>> START Records to use
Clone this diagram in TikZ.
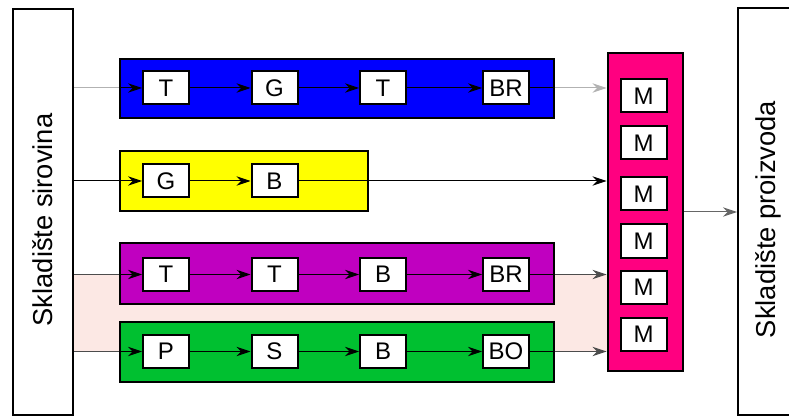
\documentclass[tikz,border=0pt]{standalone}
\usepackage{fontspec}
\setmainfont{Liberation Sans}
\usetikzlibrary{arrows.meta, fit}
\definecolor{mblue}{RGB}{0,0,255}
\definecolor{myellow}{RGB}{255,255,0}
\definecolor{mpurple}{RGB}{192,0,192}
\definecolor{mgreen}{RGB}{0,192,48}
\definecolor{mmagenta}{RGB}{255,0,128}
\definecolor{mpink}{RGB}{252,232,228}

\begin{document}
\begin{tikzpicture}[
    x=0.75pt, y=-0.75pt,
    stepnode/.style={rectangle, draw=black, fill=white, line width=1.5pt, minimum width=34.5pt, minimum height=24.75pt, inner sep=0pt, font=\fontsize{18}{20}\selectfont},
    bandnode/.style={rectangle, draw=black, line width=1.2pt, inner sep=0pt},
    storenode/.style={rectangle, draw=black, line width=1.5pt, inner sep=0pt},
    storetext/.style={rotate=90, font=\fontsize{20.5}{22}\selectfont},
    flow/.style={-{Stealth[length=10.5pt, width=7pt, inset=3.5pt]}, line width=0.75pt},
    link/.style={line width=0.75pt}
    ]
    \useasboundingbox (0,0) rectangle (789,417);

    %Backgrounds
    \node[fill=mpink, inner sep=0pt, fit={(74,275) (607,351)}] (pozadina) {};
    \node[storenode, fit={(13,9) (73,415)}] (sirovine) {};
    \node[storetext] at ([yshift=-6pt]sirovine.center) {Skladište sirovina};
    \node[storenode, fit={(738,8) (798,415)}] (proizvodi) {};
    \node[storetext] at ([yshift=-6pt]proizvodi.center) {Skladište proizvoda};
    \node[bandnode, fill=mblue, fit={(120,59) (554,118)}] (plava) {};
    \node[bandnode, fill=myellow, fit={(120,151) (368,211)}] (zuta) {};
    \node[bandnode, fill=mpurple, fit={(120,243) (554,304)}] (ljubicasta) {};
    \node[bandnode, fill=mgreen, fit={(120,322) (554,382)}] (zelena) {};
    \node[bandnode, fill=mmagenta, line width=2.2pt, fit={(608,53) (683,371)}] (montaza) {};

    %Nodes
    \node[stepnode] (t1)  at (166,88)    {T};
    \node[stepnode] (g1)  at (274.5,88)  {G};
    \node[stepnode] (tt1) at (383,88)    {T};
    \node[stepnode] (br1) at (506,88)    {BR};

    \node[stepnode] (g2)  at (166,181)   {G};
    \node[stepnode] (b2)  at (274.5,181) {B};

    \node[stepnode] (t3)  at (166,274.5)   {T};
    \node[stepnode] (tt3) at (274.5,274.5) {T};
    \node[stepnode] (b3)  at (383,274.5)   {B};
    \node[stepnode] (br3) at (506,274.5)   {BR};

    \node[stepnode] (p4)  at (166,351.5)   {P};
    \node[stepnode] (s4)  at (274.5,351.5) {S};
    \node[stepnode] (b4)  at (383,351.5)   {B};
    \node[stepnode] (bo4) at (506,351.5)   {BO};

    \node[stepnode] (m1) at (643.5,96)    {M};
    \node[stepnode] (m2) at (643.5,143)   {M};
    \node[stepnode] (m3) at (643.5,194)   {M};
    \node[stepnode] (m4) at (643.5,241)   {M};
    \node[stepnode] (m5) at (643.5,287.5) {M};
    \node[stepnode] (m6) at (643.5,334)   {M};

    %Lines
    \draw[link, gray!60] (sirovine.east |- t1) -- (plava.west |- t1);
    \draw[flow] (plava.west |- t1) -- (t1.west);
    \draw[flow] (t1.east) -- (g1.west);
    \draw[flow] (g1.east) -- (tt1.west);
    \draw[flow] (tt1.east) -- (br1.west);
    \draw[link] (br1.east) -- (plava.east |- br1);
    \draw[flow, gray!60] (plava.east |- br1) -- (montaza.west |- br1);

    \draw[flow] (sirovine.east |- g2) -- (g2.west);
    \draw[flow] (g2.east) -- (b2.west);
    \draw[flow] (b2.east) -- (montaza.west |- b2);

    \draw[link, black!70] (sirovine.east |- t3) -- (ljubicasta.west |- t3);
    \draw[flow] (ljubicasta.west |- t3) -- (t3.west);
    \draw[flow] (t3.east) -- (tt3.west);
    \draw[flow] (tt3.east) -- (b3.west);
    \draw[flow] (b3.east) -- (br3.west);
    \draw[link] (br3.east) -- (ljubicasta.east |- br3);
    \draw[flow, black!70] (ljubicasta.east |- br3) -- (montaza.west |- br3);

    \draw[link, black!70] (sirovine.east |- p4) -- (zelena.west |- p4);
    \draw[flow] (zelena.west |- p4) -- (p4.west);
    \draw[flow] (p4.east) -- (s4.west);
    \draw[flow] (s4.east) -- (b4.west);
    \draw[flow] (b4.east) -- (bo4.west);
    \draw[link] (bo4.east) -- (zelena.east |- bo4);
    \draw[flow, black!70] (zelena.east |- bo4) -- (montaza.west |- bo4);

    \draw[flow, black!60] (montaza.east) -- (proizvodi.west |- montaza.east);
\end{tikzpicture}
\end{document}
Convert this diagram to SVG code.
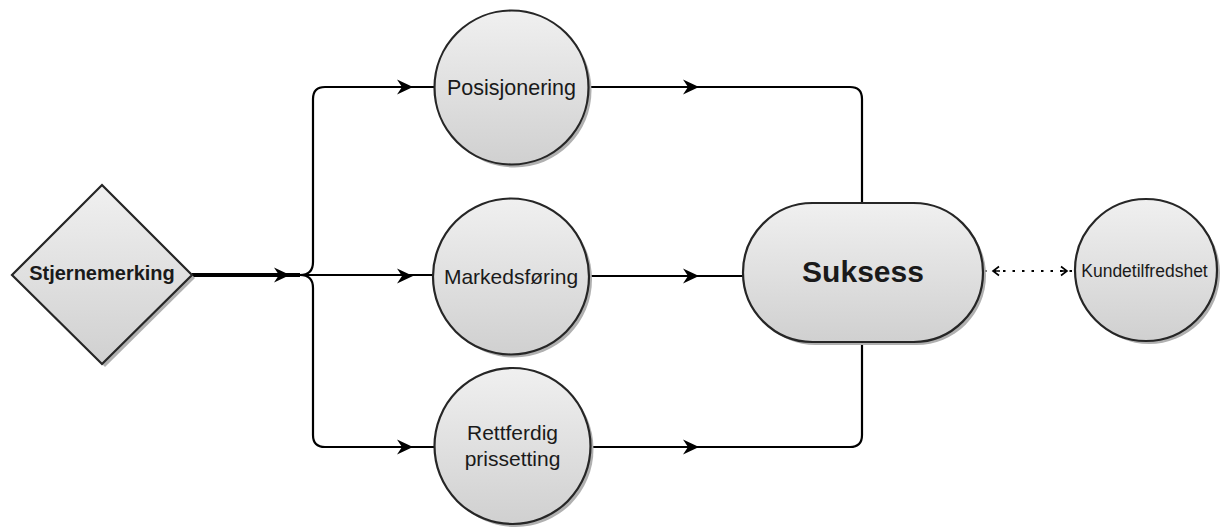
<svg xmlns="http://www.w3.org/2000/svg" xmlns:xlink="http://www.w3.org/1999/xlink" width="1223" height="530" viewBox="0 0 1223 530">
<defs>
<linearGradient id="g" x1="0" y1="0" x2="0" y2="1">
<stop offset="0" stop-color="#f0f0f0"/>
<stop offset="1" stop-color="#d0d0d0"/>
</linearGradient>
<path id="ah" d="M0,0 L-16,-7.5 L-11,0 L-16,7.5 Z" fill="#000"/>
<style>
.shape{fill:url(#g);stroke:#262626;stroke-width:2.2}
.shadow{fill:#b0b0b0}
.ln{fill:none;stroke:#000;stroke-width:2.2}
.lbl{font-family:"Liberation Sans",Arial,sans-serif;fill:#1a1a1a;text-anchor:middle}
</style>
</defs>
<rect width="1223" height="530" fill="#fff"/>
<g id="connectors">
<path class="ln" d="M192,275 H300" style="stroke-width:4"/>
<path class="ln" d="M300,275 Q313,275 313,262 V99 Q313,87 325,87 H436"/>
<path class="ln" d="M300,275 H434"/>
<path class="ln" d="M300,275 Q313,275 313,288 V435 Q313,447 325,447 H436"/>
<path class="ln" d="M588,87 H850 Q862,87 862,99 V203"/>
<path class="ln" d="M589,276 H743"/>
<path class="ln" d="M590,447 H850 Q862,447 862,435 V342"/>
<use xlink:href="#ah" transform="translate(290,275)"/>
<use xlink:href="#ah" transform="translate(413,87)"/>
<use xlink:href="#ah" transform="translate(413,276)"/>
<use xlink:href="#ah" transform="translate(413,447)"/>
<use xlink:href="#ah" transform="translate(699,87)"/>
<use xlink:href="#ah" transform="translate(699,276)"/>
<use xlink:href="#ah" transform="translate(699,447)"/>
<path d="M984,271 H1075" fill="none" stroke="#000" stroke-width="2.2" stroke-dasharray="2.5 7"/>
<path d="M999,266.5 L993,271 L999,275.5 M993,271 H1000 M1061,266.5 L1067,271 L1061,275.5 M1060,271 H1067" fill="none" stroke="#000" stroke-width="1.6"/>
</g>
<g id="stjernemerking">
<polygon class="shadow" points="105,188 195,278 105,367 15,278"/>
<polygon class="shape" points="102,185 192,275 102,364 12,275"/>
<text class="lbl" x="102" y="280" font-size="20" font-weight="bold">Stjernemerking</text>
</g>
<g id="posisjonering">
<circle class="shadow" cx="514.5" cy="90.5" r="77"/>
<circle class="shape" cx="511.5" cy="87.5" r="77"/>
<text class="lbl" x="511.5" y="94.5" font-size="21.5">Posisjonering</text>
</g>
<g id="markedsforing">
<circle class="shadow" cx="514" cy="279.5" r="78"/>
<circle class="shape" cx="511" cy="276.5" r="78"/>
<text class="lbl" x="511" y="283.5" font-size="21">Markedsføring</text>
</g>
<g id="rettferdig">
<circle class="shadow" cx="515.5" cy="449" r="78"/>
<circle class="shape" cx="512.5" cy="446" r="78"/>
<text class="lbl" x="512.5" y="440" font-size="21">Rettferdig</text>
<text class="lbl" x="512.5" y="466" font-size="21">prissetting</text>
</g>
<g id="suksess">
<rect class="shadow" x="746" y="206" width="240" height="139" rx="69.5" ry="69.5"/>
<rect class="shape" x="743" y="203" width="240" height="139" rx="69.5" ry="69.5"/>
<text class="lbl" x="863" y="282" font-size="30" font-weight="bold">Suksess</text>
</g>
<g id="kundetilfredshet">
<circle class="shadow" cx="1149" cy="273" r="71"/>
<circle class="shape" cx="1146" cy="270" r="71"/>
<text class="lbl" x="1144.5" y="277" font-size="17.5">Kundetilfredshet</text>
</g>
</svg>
>> END Records to use
• [Direction] Count how many lines in the data contain the word "this", giving the number without comment.

• [Result below] 2